I assume that the gun parts can eventually be assembled into guns. Apparently there are rockets and tanks to come later. This is a sudden change in the character of what was previously a game about peaceful industry. Or is it? Possibly this is the point of the whole thing, that this is where industry inevitably leads: to the military-industrial complex. If so, this game is a cousin of Brenda Romero’s Train, aiming to shock the player with the realization of what you’ve been doing all along, and asking if you want to keep on doing it, if your desire to see numbers increase, together with the sunk cost of the time you’ve already spent playing, is strong enough to make you rationalize the fiction.

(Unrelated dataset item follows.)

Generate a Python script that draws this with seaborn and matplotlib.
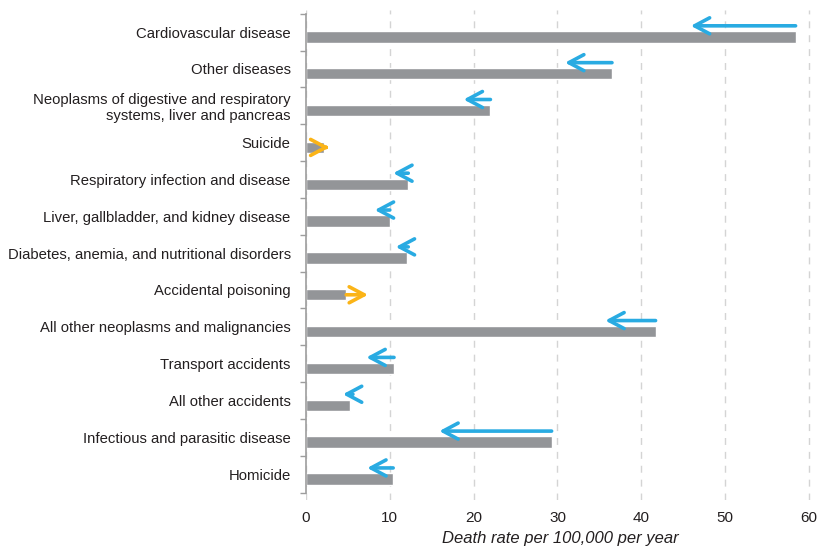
import matplotlib
matplotlib.use("Agg")
import matplotlib.pyplot as plt
import numpy as np
import pandas as pd
import seaborn as sns

# data
causes = [
    "Cardiovascular disease",
    "Other diseases",
    "Neoplasms of digestive and respiratory\nsystems, liver and pancreas",
    "Suicide",
    "Respiratory infection and disease",
    "Liver, gallbladder, and kidney disease",
    "Diabetes, anemia, and nutritional disorders",
    "Accidental poisoning",
    "All other neoplasms and malignancies",
    "Transport accidents",
    "All other accidents",
    "Infectious and parasitic disease",
    "Homicide",
]
rate = [58.4, 36.5, 22.0, 2.2, 12.2, 10.0, 12.1, 4.8, 41.7, 10.5, 5.2, 29.3, 10.4]
arrow_start = [58.4, 36.5, 22.0, 2.2, 12.2, 10.0, 12.2, 4.8, 41.7, 10.5, 5.6, 29.3, 10.4]
arrow_end = [45.9, 30.9, 18.8, 2.8, 10.4, 8.2, 10.7, 7.4, 35.7, 7.2, 4.4, 15.9, 7.3]

bar_grey = "#939598"
blue = "#29abe2"
orange = "#fbb417"

sns.set_theme(style="white")
plt.rcParams["font.family"] = ["Liberation Sans", "DejaVu Sans"]

pos = np.arange(len(causes))
df = pd.DataFrame({"pos": pos + 0.13, "rate": rate})

fig = plt.figure(figsize=(8.21, 5.48), dpi=100)
ax = fig.add_axes([0.3727, 0.0876, 0.6188, 0.8942])

sns.barplot(data=df, x="rate", y="pos", orient="h", native_scale=True,
            width=0.31, color=bar_grey, saturation=1, ax=ax, zorder=2)

for i in range(len(causes)):
    if arrow_end[i] < arrow_start[i]:
        # decreasing: blue arrow above the bar
        c, y = blue, pos[i] - 0.17
    else:
        # increasing: orange arrow level with the bar
        c, y = orange, pos[i] + 0.13
    ax.annotate("", xy=(arrow_end[i], y), xytext=(arrow_start[i], y),
                arrowprops=dict(arrowstyle="->,head_length=0.6,head_width=0.32",
                                color=c, lw=2.6, mutation_scale=18,
                                shrinkA=0, shrinkB=0), zorder=3)

ax.set_xlim(0, 60.6)
ax.set_ylim(12.7, -0.6)
ax.set_xticks([0, 10, 20, 30, 40, 50, 60])
ax.set_yticks(pos)
ax.set_yticklabels(causes, fontsize=10.7, color="#231f20")
ax.set_yticks(np.arange(-0.5, 13, 1), minor=True)
ax.tick_params(axis="y", which="major", length=0, pad=11)
ax.tick_params(axis="y", which="minor", length=4, width=1, color="#9d9d9d", direction="out", left=True)
ax.tick_params(axis="x", length=0, pad=8, labelsize=11, labelcolor="#231f20")

ax.xaxis.grid(True, linestyle=(0, (5, 5)), color="#d4d4d4", lw=1)
ax.set_axisbelow(True)
for s in ["top", "right", "bottom"]:
    ax.spines[s].set_visible(False)
ax.spines["left"].set_color("#9d9d9d")
ax.spines["left"].set_linewidth(1.2)
ax.spines["left"].set_bounds(-0.5, 12.5)

ax.set_ylabel("")
ax.set_xlabel("Death rate per 100,000 per year", fontsize=12, style="italic",
              color="#231f20", labelpad=4)

fig.savefig("out.png", dpi=100)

Alternately, maybe it’s just a matter of the developer thinking “Guns are cool” and not anticipating any negative reactions. And in fact there’s good reason to believe that: the cost of the areas I haven’t opened up yet indicate that there’s a lot of game left after this point, which I wouldn’t expect if I had already seen the whole point of the thing. Games in general are full of guns, after all, so why wouldn’t I expect them here? All I can say to that is that somehow we have this cultural idea that arms manufacturers are more suspect than soldiers, despite being parts of the same system.
Anyway, I really don’t know enough about the developer to interpret intention here. But I will note that Reactor Idle has something of a similar trajectory, starting with nice clean wind turbines and working its way up to thermonuclear reactors. That much is sort of given away by the title, though.